Molecules move faster on a rough terrain
Roughness, the presence of irregularities on a surface, is commonly associated with slower motion and stickiness. This is true at different length scales: at human size (1 meter), it takes longer to walk along a path that goes up and down, rather than walking on a flat road. At the size of smaller objects (1/100 - 1/1000 meter), Italians use pasta shapes with a rough surface, e.g. rigatoni, to make better adhesive surfaces for the tomato sauce and cheese. Until now, however, no experiment was able to test if the behavior of molecules really follows the same trend observed at human scale.
Now, writing in Physical Review Letters, Cristian Rodriguez-Tinoco and a team of Université libre de Bruxelles' (ULB) Faculty of Sciences lead by Simone Napolitano shows that large molecules actually move faster in the proximity of rougher surfaces at the nanometric scale. Their experiments clearly demonstrate the common belief that surface irregularities allow molecules to better stick on a surface is actually wrong. When the size of the surface roughness, that is the average distance between the tiny hills and valleys present on the surface of a material, is reduced to few nanometers (1 nm = one billionth of a meter), molecules of P4ClS, a type of polymer, start to move faster.
Detecting molecular motion is not easy: molecules move fast (up to 1 million or more movements per second) and their displacements are too small to be observed by microscope. Performing such experiments on a rough surface is even more complicated, because of its uneven character and the difficulties in adjusting the size and distribution of the surface irregularities. The ULB team has been able to form a rough surface on aluminum by evaporating the metal in a controlled way. To measure how fast molecules move, the researchers have applied weak electric fields and recorded how quickly the molecules responds to the stimulus.
Surprisingly, the team has noticed that molecules present near a rough substrate behave as if they were surrounded by fewer neighbors, which explains why they speed up instead of slowing down. This trend is in disagreement with the predictions of computer simulations, which propose that molecules move slower near a rough area. In contrast to the assumptions of simulations, polymer molecules do not rest near rough substrate. Because of the way in which these molecules tend to arrange themselves in the space, they prefer to move away from the asperities. The few molecules present near asperities form less contact with the wall, can enjoy more free volume and, consequently, they move faster.

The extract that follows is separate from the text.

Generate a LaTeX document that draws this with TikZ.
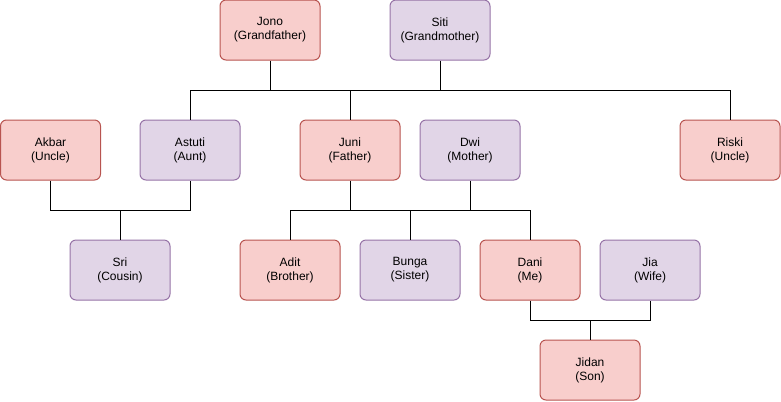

By sharing their results with a group of theoreticians at Dartmouth College (USA) led by Jane Lipson, the ULB team has been able to find a strong link between the way hills and valleys are organized on a rough surface and how molecules move. The theoreticians have shown that a very small change in the free volume around a molecule induces a tremendous boost in mobility, and the predictions of their calculations are in perfect agreement with the experiments.
This paper shows that the current way we think about interfaces is not valid. This new molecular trend observed thus has a huge impact at the level of fundamental science. The work of the ULB team could be exploited on a large number of applications. For almost a decade, several research groups have shown that properties of many thin coatings—such as flow, the ability to retain or repel water, the velocity of the formation of crystals—depend on the number of contacts between a film and its supporting substrate. Until now, to modify this number it was necessary to change the type of molecules at the interface, often involving complex chemical reactions. These findings show that it is possible to tailor the performance of nanomaterials by simply changing the roughness of the surface. This method, hence, allows controlling a polymer layer without touching it, as by using a remote control!